The Other Tip of Sicily (Summer Sailing 2018)

Another sunny, scorching day in Sicily!

This time, we were docked on the other tip of the Sicilian triangle. After Messina, I had a really great impression of Sicily in general, and I was looking forward to what we would get to see. One of the main things I’ve noticed? The climate is insanely humid and dry. After just half an hour or so of walking and standing underneath the beating sun, I can feel the sweat start to form. That’s when I really wonder to myself how people manage to live and thrive in this climate year-round.

For today’s port, we were booked on a tour that would take us around Palermo AND Monreale, which was another historic hill-town in the Metropolitan City of Palermo. It overlooks a very fertile valley, and was most known for its stunning cathedral which we were going to be paying a visit to. The name ‘Monreale’ translates to Royal Mountain, which I found to be very suiting for the town.

The bus pulled us along to a stop just outside the main square where the cathedral was located. We walked the rest of the way up some stairs, past some vendors selling very traditional Sicilian souvenirs (soaps, scarves, and the like), and found ourselves in the bustling square. As always, I loved analyzing the architecture of the houses and apartments. The window style, the balconies, and even the plants chosen to adorn the side of the buildings were always interesting to look at, and I loved noticing how they varied from port to port.

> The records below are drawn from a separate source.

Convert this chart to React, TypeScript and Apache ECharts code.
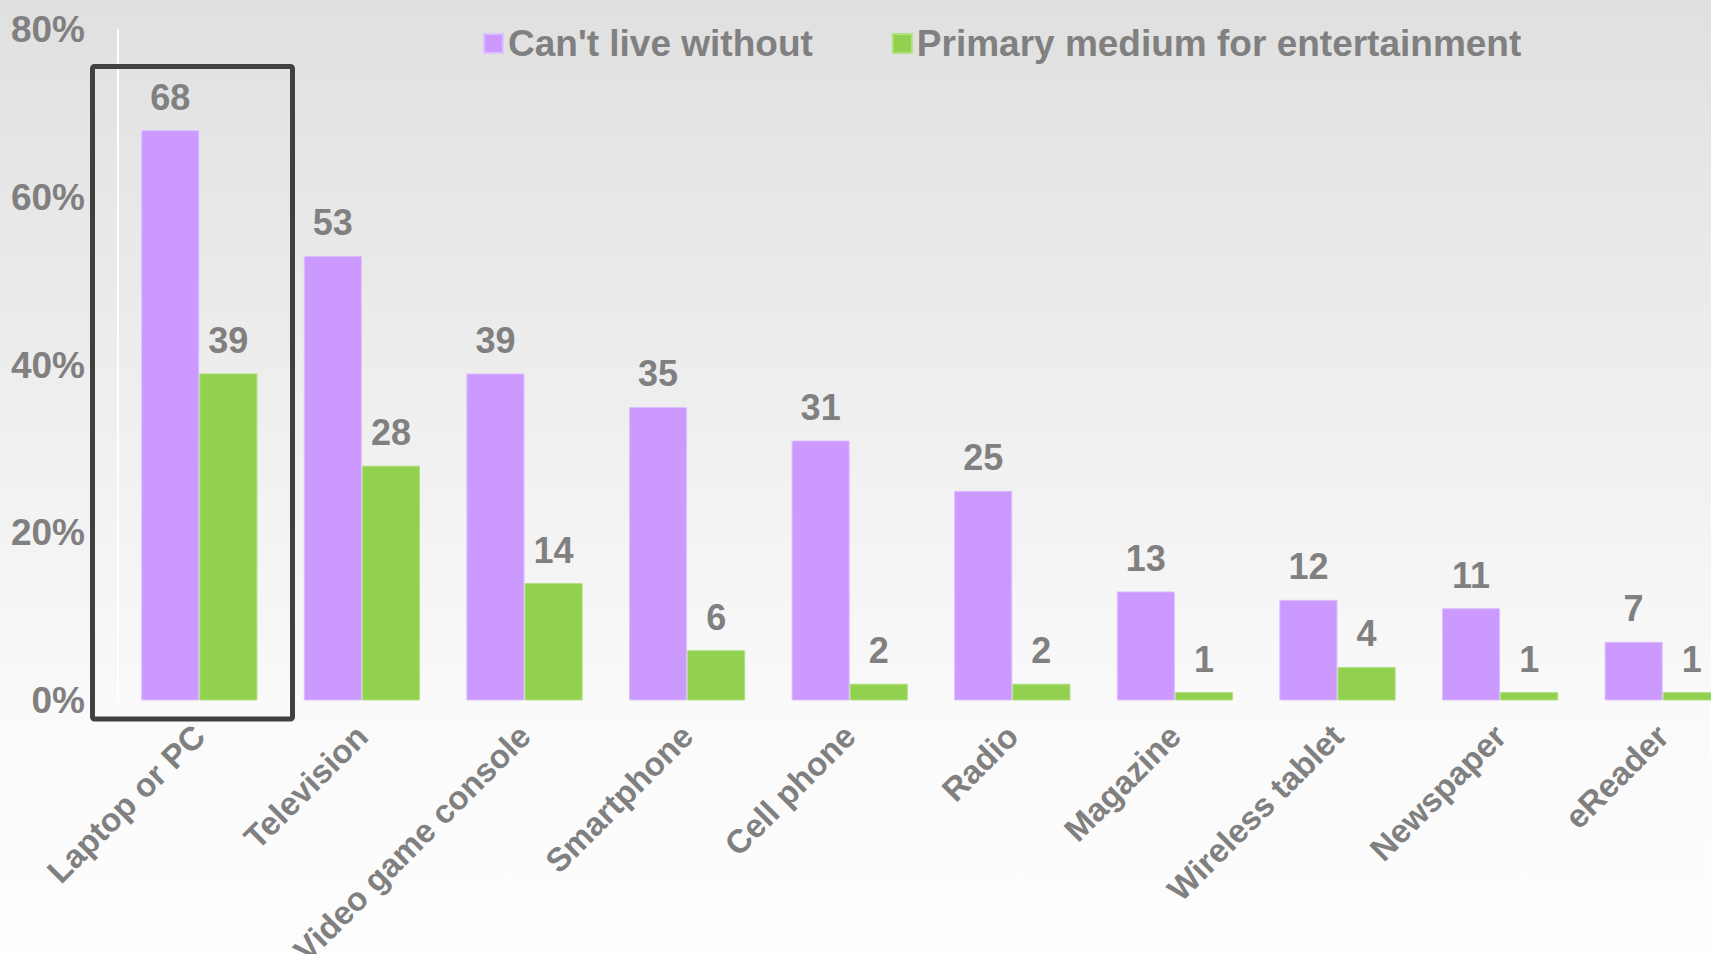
import React, { useEffect, useRef } from "react";
import * as echarts from "echarts";

const categories = [
  "Laptop or PC",
  "Television",
  "Video game console",
  "Smartphone",
  "Cell phone",
  "Radio",
  "Magazine",
  "Wireless tablet",
  "Newspaper",
  "eReader",
];
const cantLiveWithout = [68, 53, 39, 35, 31, 25, 13, 12, 11, 7];
const primaryMedium = [39, 28, 14, 6, 2, 2, 1, 4, 1, 1];
const yTicks = [0, 20, 40, 60, 80];

const FONT = "'Liberation Sans', Arial, sans-serif";
const GRAY = "#808080";

export default function App() {
  const ref = useRef<HTMLDivElement>(null);
  useEffect(() => {
    if (!ref.current) return;
    const chart = echarts.init(ref.current, undefined, { renderer: "svg" });
    const labelCfg = {
      show: true,
      position: "top" as const,
      distance: 15,
      color: GRAY,
      fontSize: 36,
      fontWeight: "bold" as const,
      fontFamily: FONT,
    };
    chart.setOption({
      animation: false,
      backgroundColor: new echarts.graphic.LinearGradient(0, 0, 0, 1, [
        { offset: 0, color: "#e0e0e0" },
        { offset: 0.78, color: "#fbfbfb" },
        { offset: 1, color: "#fdfdfd" },
      ]),
      textStyle: { fontFamily: FONT },
      legend: {
        left: 478,
        top: 20,
        itemWidth: 19,
        itemHeight: 19,
        itemGap: 79,
        icon: "rect",
        textStyle: { color: GRAY, fontSize: 37, fontWeight: "bold", fontFamily: FONT },
        data: ["Can't live without", "Primary medium for entertainment"],
      },
      grid: {
        left: 118,
        width: 1626,
        top: 29.5,
        bottom: 253.5,
        containLabel: false,
        outerBoundsMode: "none",
      },
      xAxis: {
        type: "category",
        data: categories,
        axisLine: { show: false },
        axisTick: { show: false },
        axisLabel: {
          rotate: 45,
          interval: 0,
          margin: 30,
          color: GRAY,
          fontSize: 33,
          fontWeight: "bold",
          fontFamily: FONT,
        },
      },
      yAxis: {
        type: "value",
        min: yTicks[0],
        max: yTicks[yTicks.length - 1],
        interval: 20,
        axisLine: { show: true, lineStyle: { color: "#ffffff", width: 2 } },
        axisTick: { show: false },
        splitLine: { show: false },
        axisLabel: {
          formatter: "{value}%",
          margin: 33,
          color: GRAY,
          fontSize: 37,
          fontWeight: "bold",
          fontFamily: FONT,
        },
      },
      series: [
        {
          name: "Can't live without",
          type: "bar",
          data: cantLiveWithout,
          barGap: "0%",
          barCategoryGap: "28.5%",
          itemStyle: { color: "#cc99ff", borderColor: "#dcc0ff", borderWidth: 1 },
          label: labelCfg,
        },
        {
          name: "Primary medium for entertainment",
          type: "bar",
          data: primaryMedium,
          itemStyle: { color: "#92d050", borderColor: "#b0e080", borderWidth: 1 },
          label: labelCfg,
        },
      ],
      graphic: [
        {
          type: "rect",
          shape: { x: 92.5, y: 66.5, width: 200, height: 652.5, r: 2 },
          style: { fill: "none", stroke: "#404040", lineWidth: 5 },
          z: 100,
        },
      ],
    });
    return () => chart.dispose();
  }, []);
  return (
    <div
      ref={ref}
      style={{ position: "fixed", left: 0, top: 0, width: 1711, height: 954 }}
    />
  );
}
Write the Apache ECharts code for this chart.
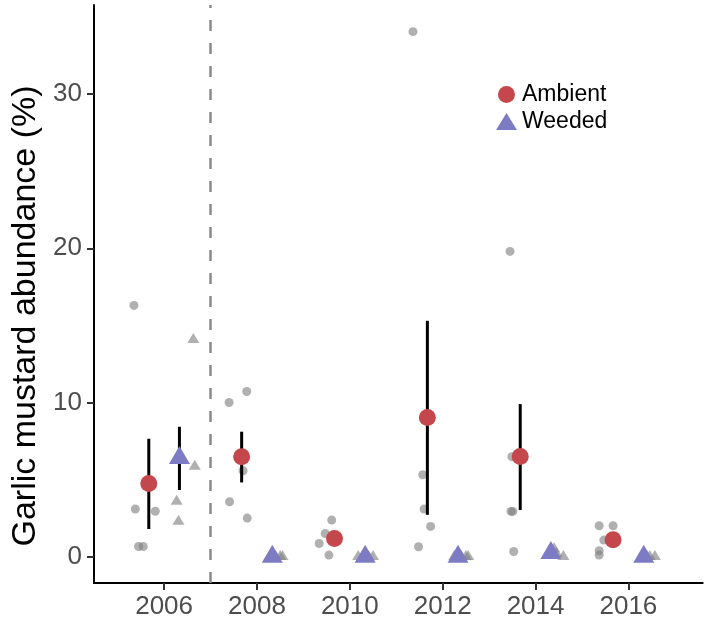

Our guide took us into the cathedral (Reminder that if your shoulders and knees aren’t covered, you have to cover up with a shawl or they typically give you something you can use while visiting the cathedral out of respect), and while we snapped photos, she gave us more background behind the building we were standing in.

Construction for the Monreale Cathedral began in 1174 and was completed just four years later. It is considered to be a national monument of Italy and one of the most important attractions of Sicily.

The cathedral was stunning. I am always in awe each time I look up and see the ornate drawings and patterns on the ceilings, on each pillar, on the floors, and on the walls. I can only imagine the amount of sweat, time, and passion that goes into the construction of each cathedral that has withstood the test of time and has attracted millions of visitors from around the world.

Afterward, we were given some time to wander on our own, as always. We picked up some souvenirs and I checked out a few fresh fruit booths they had set up in the area. Definitely a lot better than the Farmer’s markets we have back home.

Next stop was Palermo (more of the actual city center in Palermo). Palermo was different from Monreale in that it wasn’t as serene and was certainly a lot busier. We were no longer in the hill-town, after all. People pushed past you in the streets, each destination was crowded with hundreds of tourists, and it all just felt a little more overwhelming.

Our tour guide took us to the Palermo Cathedral, which was dedicated to the Virgin Mary. What is interesting about this one is that from an architectural standpoint, the cathedral is characterized by the presence of many different styles due to its long history of additions, alterations, and restorations. This sets it apart from the Monreale Cathedral we had seen just prior to this one, which was completed in four short years.

The inside was just as stunning as the exterior.

The arches pictured below are where the Cathedral is connected to the Archbishop’s palace.

Before we had to head back to the boat, the tour guide allowed us to walk around for a bit and experience a bit more of what it meant to live in Palermo. We walked up and down the main street, where both sides of the street were packed with souvenir stores, clothing stores, gelato shops, and restaurants of all sorts. I couldn’t get over how hectic and messy it all was in that one street. We kept hearing police or ambulance sirens in the distance and at one point, a police car came racing down the main street we were on. The sirens were deafening – it felt like you could scream at the top of your lungs and it would all just get drowned out by the surrounding noise.

We headed back to the boat after a long day, and waited for the next adventure. We were visiting Naples next, and although we had already been there a few years back, this time would be different. Last time, we did the mandatory visit to Sorrento and Pompeii to see the ruins. This time, we’d be doing a cruise along the Amalfi Coast, have some time in the town of Amalfi, and get some time at Sorrento for some shopping and lunch. The Amalfi Coast has been on my list for ages, and I was excited to finally knock that one off!